Inclusiveness and diversity: the Catholic Intellectual Tradition

The Catholic Intellectual Tradition: What is it? Why should I care?

Fall Forum College of Saint Benedict / Saint John’s University (August 20, 2003) by William J. Cahoy, Ph.D., Dean: Saint John's School of Theology Seminary


I want to claim the idea of "inclusiveness" as part of the Catholic Intellectual Tradition and of schools like ours that seek to draw on that tradition. At the very least, this brings us back to the difficult issue of diversity that must not be avoided in any discussion of Catholic identity.


Inclusiveness and diversity come in here around the idea of universality. After all, the very term "catholic" means "universal." With more than a billion Catholics spread all across the globe (70% of them in Africa, Latin America, and Asia), one would be hard pressed to find a more culturally and racially diverse religious group. While the Catholic Intellectual Tradition is historically European, the last 40 years or so have seen the Catholic Church come to terms with the reality of its global character.[13]

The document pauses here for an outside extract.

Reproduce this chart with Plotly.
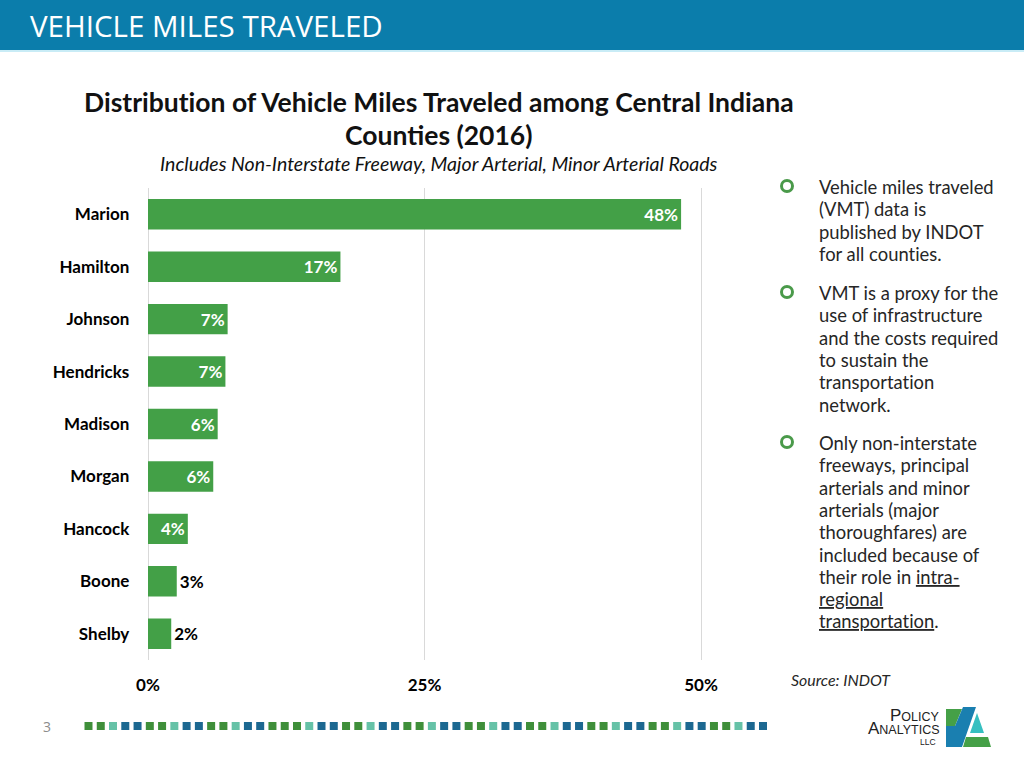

Diversity and openness to others are not at odds with the tradition, are not something we pursue in spite of our catholic identity. Quite the contrary, it is required if we would be truly catholic. Thus using the affirmation of Catholic tradition and community to create a ghetto of like-minded people is a misunderstanding of the specific tradition of this community. Turning in upon ourselves in parochialism or sectarianism, is a failure to live up to our ideals as a church. In the end it is a failure to be Catholic, not merely a failure to be humane, relevant or politically correct.


Unfortunately, the Catholic Church has far too often failed to live up to its ideals and forgotten its need for these intellectual virtues of listening, humility and self-criticism. It would be naive to suggest that such failures are all in the past, that these intellectual virtues are not now and will not in the future be threatened by forces of conformity from within the church. Real and frequent as that fight may be, however, the point I want to underscore is that it is a fight within the tradition and community of faith. It need not and should not be understood as a fight between the church, identified with the forces of conformity, on the one side and reason, the forces of secularism, on the other.


History shows that the church has learned much from the cultures in which it lives and suggests that it still has much to learn. Indeed, this is precisely the nature of the dialogue the tradition instructs us to have with the world in which we live. This dialogue, which involves real listening, vulnerability and self-examination, however unsettling it might be, is necessary for the continuing life of the tradition and the community.


It is the privilege and the responsibility of the Catholic college to be the special locus of this dialogue, to exist in the midst of the vulnerability that is its constant companion. Confident that it will be better for it, the Catholic community commissions its colleges-and you and me-to engage in this dialogue in order to understand the world and itself better.


This is the Catholic Intellectual Tradition. It is an ancient and living tradition worth caring about and caring for. I wish you all blessings abounding as we seek to make this tradition live among us in the year to come. Thank you.